According to a German newspaper report, the German pilot believed to have deliberately crashed a plane in the French Alps, broke off his training six years ago due to depression. He then spent over a year in psychiatric treatment.

German tabloid Bild reported that Andreas Lubitz, a 27-year-old co-pilot at Lufthansa’s budget airline Germanwings, had locked the captain out of the cockpit and steered the Airbus A320 airliner into its fatal descent.

At a news conference on Thursday, Lufthansa CEO Carsten Spohr acknowledged that Lubitz had broken off his training in 2009. He did not explain why but said there was nothing in the pilot’s background to suggest he was a risk.

But Bild, citing internal documents, reported that Lubitz had suffered from depression and anxiety, and had been judged to have suffered a “serious depressive episode” around the time he suspended his training.

Lufthansa and German prosecutors declined to comment on the report, which is likely to raise questions about the airline’s screening procedures for its pilots. And, if confirmed, it could expose the airline to substantial liabilities in the crash.

Mad Suicidal Action

“We must wait for the end of the inquiry. I am careful when there is a judicial inquiry, but everything points to a criminal, mad, suicidal action that we cannot comprehend,” French Prime Minister Manuel Valls said on Friday.

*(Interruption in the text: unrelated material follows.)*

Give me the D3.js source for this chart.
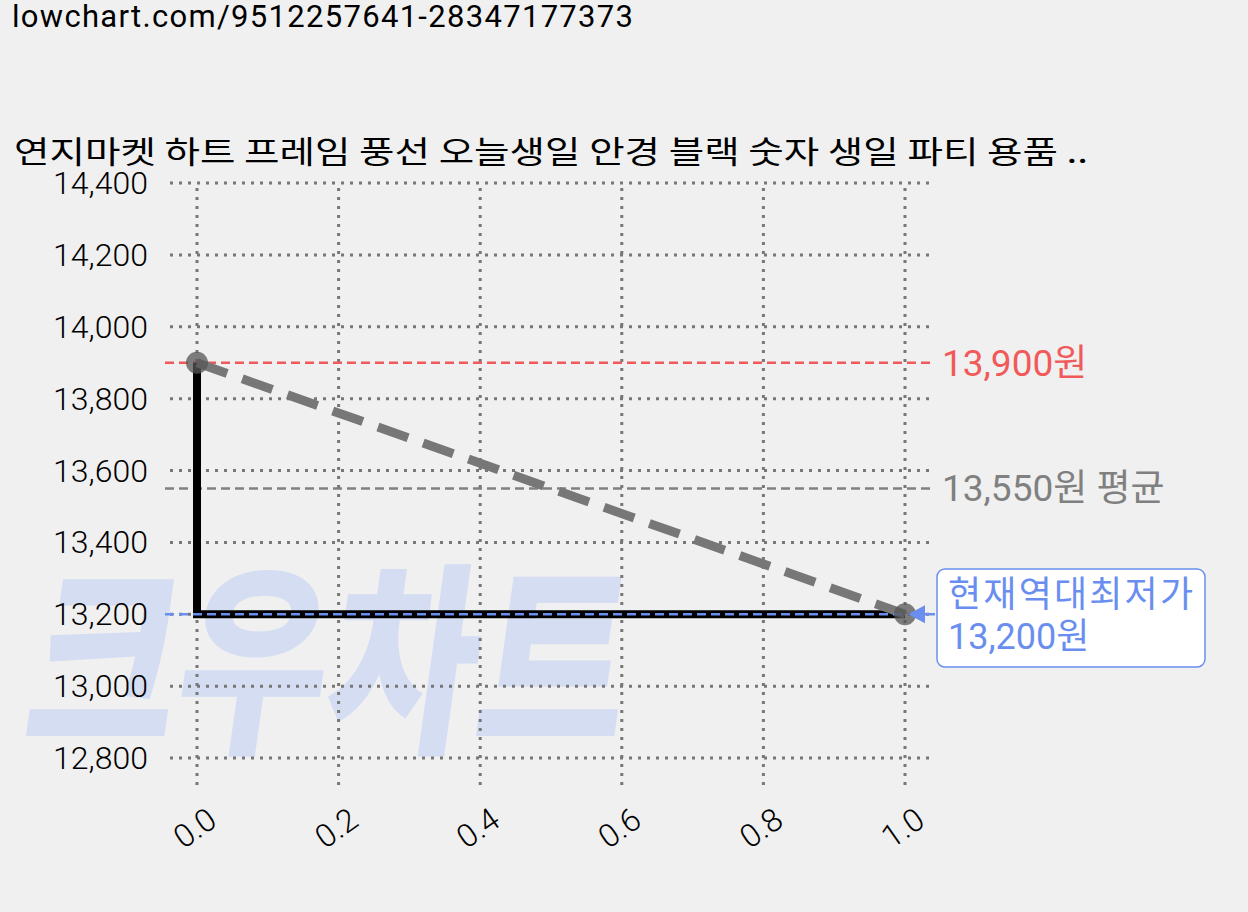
<!DOCTYPE html><html><head><meta charset="utf-8"><script src="https://cdn.jsdelivr.net/npm/d3@7"></script>
<style>body{margin:0;background:#f0f0f0}svg{display:block}</style></head><body><svg id="c" width="1248" height="912"></svg>
<script>
const xs=[0,1];
const prices=[13900,13200];
const yTicks=[12800,13000,13200,13400,13600,13800,14000,14200,14400];
const xTicks=[0,0.2,0.4,0.6,0.8,1.0];
const maxPrice=13900, avgPrice=13550, minPrice=13200;
const title="연지마켓 하트 프레임 풍선 오늘생일 안경 블랙 숫자 생일 파티 용품 ..";
const url="lowchart.com/9512257641-28347177373";
const svg=d3.select("#c");
const x=d3.scaleLinear().domain([0,1]).range([197,905]);
const y=d3.scaleLinear().domain([12800,14400]).range([758,183]);
const F="Roboto, 'Noto Sans CJK KR', sans-serif";
svg.append("text").attr("transform","translate(20,737) skewX(-8)").attr("font-family","'Noto Sans CJK KR'").attr("font-weight",900).attr("font-size",205).attr("fill","#d4ddf2").attr("textLength",600).attr("lengthAdjust","spacingAndGlyphs").text("크우차트");
svg.append("text").attr("x",12).attr("y",27).attr("font-family",F).attr("font-size",31).attr("fill","#000").attr("textLength",621).text(url);
svg.append("text").attr("x",14).attr("y",163).attr("font-family","'Noto Sans CJK KR'").attr("font-size",31).attr("fill","#000").attr("textLength",1074).attr("lengthAdjust","spacingAndGlyphs").text(title);
const g=svg.append("g");
yTicks.forEach(t=>{g.append("line").attr("x1",170).attr("x2",935).attr("y1",y(t)).attr("y2",y(t)).attr("stroke","#777").attr("stroke-width",3).attr("stroke-dasharray","3,6");
g.append("text").attr("x",148).attr("y",y(t)+11).attr("text-anchor","end").attr("font-family",F).attr("font-weight",300).attr("font-size",32).text(d3.format(",")(t));});
xTicks.forEach(t=>{g.append("line").attr("x1",x(t)).attr("x2",x(t)).attr("y1",188).attr("y2",785).attr("stroke","#777").attr("stroke-width",3).attr("stroke-dasharray","3,6");
g.append("text").attr("transform",`translate(${x(t)+8},${805}) rotate(-35)`).attr("text-anchor","end").attr("dy","0.75em").attr("font-family",F).attr("font-weight",300).attr("font-size",32).text(t.toFixed(1));});
const hl=(v,c,x2)=>g.append("line").attr("x1",165).attr("x2",x2).attr("y1",y(v)).attr("y2",y(v)).attr("stroke",c).attr("stroke-width",2.5).attr("stroke-dasharray","9,5");
hl(maxPrice,"#f05a5a",935);hl(avgPrice,"#808080",935);
svg.append("text").attr("x",942).attr("y",y(maxPrice)+13).attr("font-family",F).attr("font-size",37).attr("fill","#f05a5a").text("13,900원");
svg.append("text").attr("x",942).attr("y",y(avgPrice)+13).attr("font-family",F).attr("font-size",37).attr("fill","#808080").text("13,550원 평균");
const data=xs.map((d,i)=>[d,prices[i]]);
g.append("path").attr("d",d3.line().x(d=>x(d[0])).y(d=>y(d[1])).curve(d3.curveStepBefore)(data)).attr("fill","none").attr("stroke","#000").attr("stroke-width",8);
g.append("path").attr("d",d3.line().x(d=>x(d[0])).y(d=>y(d[1]))(data)).attr("fill","none").attr("stroke","#777").attr("stroke-width",9).attr("stroke-dasharray","32,16");
g.append("line").attr("x1",165).attr("x2",905).attr("y1",y(minPrice)).attr("y2",y(minPrice)).attr("stroke","#6a8ef0").attr("stroke-width",2.5).attr("stroke-dasharray","9,5");
data.forEach(d=>g.append("circle").attr("cx",x(d[0])).attr("cy",y(d[1])).attr("r",11).attr("fill","#555").attr("opacity",0.75));
g.append("line").attr("x1",935).attr("x2",920).attr("y1",y(minPrice)).attr("y2",y(minPrice)).attr("stroke","#6a8ef0").attr("stroke-width",2.5);
g.append("path").attr("d",`M908,${y(minPrice)} l17,-9 v18 z`).attr("fill","#6a8ef0");
svg.append("rect").attr("x",937).attr("y",569).attr("width",268).attr("height",98).attr("rx",8).attr("fill","#fff").attr("stroke","#6a8ef0").attr("stroke-width",1.5);
svg.append("text").attr("x",948).attr("y",607).attr("font-family",F).attr("font-size",36).attr("fill","#6a8ef0").attr("textLength",245).text("현재역대최저가");
svg.append("text").attr("x",948).attr("y",649).attr("font-family",F).attr("font-size",36).attr("fill","#6a8ef0").text("13,200원");
</script></body></html>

But a friend who met Lubitz six years ago and flew with him in gliding school, said he had become increasingly withdrawn over the past year.

“He always used to be a quiet companion, but in the last year that got worse,” he added.

After news of the crash, his local flight club in Montabaur put a black ribbon on its website with the flight number and the name “Andreas”. But the website was no longer accessible on Friday.